= What the task requires =
Search the listing for "produces" and copy every line where it appears.

Data listing
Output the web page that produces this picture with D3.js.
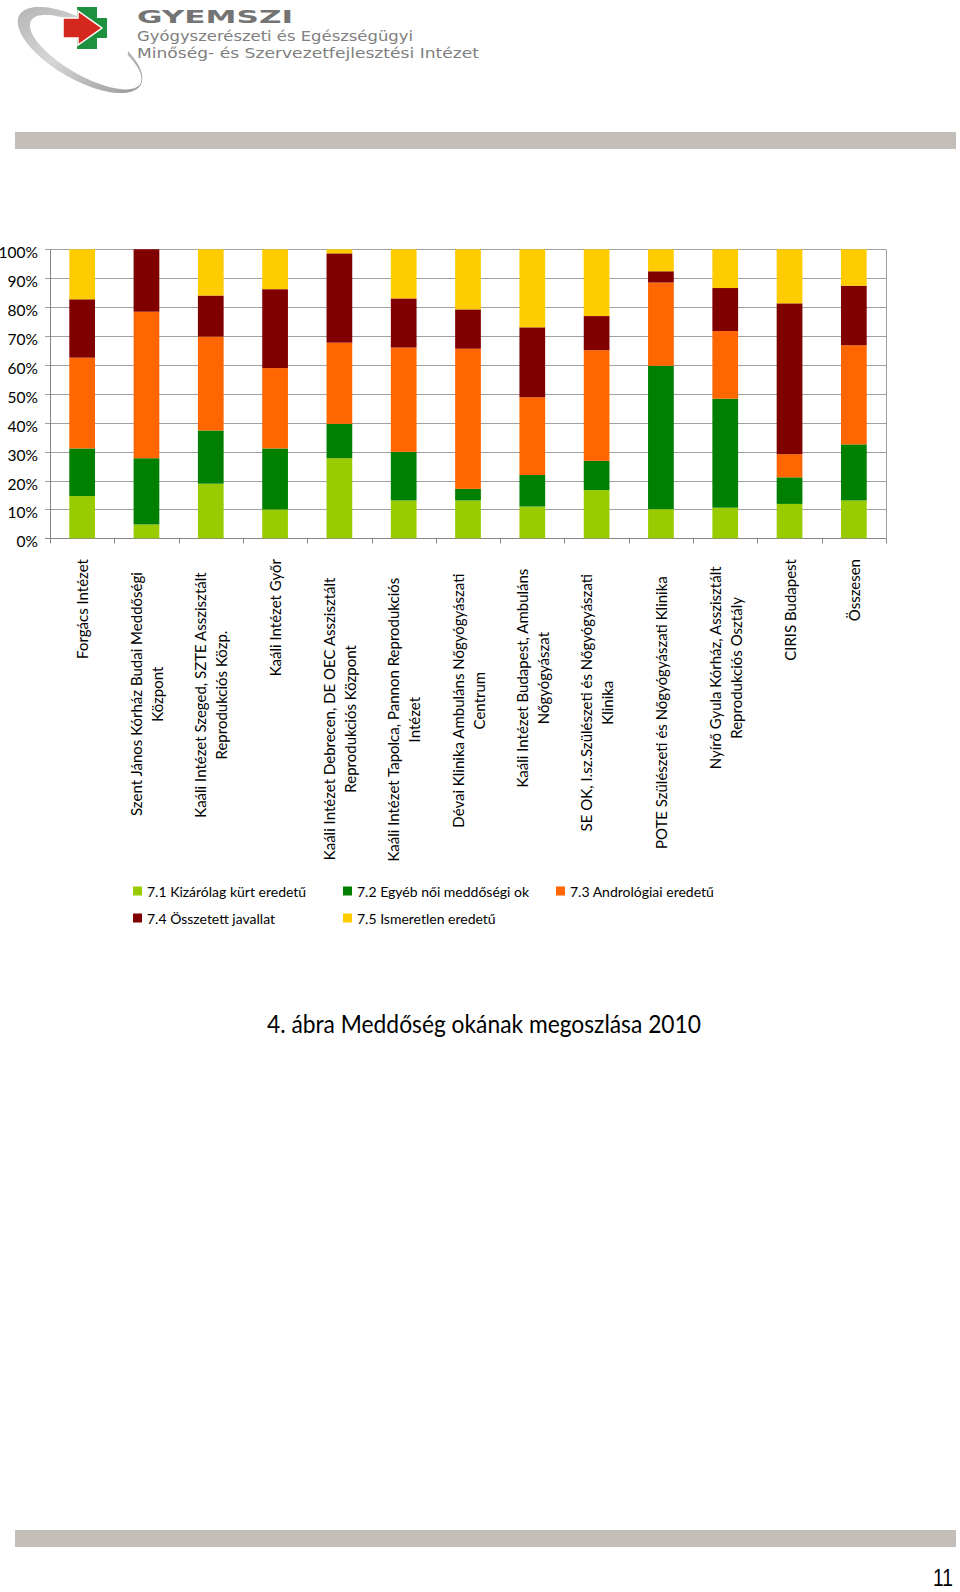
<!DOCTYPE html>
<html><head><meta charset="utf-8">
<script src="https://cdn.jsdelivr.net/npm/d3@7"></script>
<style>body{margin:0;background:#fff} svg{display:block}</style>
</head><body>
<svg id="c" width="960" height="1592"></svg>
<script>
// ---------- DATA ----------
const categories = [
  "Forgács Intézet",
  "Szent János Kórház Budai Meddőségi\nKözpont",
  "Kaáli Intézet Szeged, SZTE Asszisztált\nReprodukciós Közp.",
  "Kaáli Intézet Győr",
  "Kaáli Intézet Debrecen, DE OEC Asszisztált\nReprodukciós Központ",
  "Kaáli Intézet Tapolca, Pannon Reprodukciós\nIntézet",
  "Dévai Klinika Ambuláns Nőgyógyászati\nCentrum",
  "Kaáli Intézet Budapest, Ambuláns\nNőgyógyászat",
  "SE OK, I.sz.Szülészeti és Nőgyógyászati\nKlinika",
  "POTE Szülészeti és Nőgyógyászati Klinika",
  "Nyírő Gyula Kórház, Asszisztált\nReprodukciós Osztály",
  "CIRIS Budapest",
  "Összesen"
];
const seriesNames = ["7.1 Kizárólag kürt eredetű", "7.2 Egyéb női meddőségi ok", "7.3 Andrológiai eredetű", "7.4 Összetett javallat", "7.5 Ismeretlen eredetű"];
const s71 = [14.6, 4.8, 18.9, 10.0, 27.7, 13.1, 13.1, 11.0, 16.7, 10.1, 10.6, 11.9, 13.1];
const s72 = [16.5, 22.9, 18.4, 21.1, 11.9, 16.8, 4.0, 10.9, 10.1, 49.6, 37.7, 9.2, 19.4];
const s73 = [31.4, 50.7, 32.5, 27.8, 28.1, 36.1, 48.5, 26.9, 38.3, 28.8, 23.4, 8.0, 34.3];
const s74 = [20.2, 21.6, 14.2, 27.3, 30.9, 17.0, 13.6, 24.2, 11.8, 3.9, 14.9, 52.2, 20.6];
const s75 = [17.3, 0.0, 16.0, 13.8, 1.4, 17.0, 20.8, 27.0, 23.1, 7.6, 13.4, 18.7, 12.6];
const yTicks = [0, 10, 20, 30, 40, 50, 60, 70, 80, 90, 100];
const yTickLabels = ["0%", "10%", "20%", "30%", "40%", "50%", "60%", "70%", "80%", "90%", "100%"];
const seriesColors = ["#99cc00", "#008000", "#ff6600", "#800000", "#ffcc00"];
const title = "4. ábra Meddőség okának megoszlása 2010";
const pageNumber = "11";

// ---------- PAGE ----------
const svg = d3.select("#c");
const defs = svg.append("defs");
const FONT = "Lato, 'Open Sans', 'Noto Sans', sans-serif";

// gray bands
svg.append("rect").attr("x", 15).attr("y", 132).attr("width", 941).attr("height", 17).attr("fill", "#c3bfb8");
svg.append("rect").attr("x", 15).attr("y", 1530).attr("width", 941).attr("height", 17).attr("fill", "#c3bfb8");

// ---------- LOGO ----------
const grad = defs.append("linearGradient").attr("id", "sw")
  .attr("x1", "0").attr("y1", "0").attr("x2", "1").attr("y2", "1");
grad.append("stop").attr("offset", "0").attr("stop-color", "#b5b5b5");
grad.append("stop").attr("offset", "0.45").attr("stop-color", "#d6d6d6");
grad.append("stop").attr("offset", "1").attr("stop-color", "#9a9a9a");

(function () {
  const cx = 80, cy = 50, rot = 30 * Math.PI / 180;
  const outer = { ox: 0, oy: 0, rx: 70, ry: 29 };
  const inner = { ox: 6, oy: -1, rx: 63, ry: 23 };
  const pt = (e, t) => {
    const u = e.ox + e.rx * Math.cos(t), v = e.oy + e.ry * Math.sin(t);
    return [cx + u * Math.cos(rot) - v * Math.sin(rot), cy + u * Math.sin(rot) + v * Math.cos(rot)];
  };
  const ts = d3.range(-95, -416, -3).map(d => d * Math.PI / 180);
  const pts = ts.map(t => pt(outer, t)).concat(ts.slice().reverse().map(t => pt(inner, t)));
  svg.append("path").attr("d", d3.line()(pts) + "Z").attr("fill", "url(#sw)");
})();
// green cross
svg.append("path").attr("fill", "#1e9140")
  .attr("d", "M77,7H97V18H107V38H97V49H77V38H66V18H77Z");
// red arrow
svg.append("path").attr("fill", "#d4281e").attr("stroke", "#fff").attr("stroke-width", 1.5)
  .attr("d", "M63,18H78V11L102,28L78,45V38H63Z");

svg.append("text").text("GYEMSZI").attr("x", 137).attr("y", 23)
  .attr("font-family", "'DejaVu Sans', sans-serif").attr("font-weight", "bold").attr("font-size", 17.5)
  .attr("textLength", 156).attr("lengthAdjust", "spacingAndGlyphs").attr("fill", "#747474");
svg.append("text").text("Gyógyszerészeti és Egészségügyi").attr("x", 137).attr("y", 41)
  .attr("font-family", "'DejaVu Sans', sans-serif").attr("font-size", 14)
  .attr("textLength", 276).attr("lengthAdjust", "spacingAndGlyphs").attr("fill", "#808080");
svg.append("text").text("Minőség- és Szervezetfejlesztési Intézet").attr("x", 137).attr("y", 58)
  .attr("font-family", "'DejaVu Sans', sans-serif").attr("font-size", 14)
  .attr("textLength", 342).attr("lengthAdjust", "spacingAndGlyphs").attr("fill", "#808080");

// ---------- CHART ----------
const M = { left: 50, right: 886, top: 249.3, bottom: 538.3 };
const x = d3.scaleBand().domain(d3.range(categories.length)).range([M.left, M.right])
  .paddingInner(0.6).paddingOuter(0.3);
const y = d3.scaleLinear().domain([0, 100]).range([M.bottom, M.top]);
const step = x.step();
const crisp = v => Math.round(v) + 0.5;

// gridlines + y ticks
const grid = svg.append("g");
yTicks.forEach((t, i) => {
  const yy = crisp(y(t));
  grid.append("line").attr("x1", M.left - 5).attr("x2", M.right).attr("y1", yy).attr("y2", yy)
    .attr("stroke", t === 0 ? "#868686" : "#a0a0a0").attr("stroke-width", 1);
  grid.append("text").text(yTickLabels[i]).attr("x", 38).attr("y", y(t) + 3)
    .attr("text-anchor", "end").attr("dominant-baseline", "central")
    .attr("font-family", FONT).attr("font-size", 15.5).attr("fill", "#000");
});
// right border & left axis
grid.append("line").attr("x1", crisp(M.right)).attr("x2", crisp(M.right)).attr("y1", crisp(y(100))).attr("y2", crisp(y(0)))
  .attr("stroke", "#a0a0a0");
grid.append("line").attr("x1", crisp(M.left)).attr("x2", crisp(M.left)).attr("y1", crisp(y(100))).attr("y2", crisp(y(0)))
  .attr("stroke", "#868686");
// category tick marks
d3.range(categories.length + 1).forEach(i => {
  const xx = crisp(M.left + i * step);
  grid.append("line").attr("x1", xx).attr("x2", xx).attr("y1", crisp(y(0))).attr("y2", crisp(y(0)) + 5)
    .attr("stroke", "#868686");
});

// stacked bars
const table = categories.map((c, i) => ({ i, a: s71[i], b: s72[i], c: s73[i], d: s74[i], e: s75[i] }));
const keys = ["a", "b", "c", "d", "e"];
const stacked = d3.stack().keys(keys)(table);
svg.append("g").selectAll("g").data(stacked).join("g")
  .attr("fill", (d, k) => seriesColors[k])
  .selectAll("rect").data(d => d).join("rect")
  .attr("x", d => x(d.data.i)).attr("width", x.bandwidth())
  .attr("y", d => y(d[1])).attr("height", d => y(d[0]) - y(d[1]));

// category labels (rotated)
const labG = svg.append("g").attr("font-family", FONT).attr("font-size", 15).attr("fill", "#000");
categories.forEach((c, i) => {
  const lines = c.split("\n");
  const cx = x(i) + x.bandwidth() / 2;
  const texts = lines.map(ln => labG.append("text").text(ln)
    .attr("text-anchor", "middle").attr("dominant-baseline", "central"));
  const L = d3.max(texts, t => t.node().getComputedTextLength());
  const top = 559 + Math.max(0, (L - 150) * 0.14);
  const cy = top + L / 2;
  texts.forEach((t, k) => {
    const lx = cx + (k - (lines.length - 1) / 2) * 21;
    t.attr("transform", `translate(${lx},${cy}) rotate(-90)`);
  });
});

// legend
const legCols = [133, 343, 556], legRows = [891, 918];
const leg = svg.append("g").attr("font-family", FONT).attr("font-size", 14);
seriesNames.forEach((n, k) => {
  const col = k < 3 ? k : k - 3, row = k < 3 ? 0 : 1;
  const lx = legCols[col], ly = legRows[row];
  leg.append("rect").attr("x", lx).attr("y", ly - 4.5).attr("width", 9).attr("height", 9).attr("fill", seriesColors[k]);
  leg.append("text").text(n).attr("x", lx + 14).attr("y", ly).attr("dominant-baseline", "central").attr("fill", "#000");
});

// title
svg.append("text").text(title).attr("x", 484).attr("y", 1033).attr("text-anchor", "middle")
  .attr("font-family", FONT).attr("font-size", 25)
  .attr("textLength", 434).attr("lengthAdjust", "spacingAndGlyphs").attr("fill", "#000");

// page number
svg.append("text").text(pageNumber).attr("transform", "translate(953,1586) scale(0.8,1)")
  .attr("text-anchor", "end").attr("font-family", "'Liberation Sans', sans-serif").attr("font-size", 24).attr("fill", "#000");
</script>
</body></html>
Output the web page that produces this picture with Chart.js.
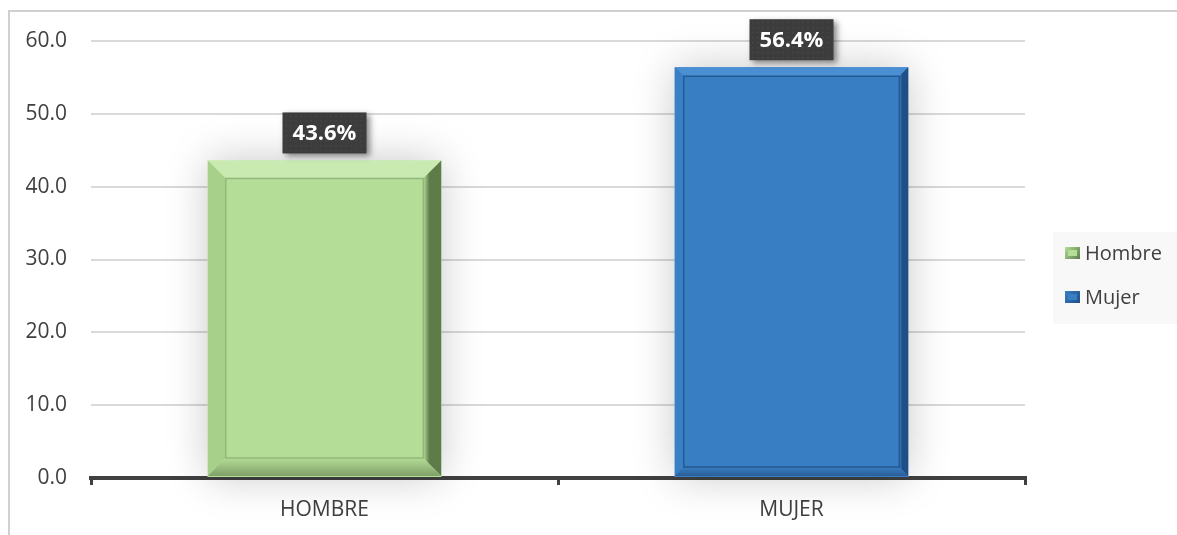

= Full response =
Output the web page that produces this picture with D3.js.
Output the web page that produces this picture with Chart.js.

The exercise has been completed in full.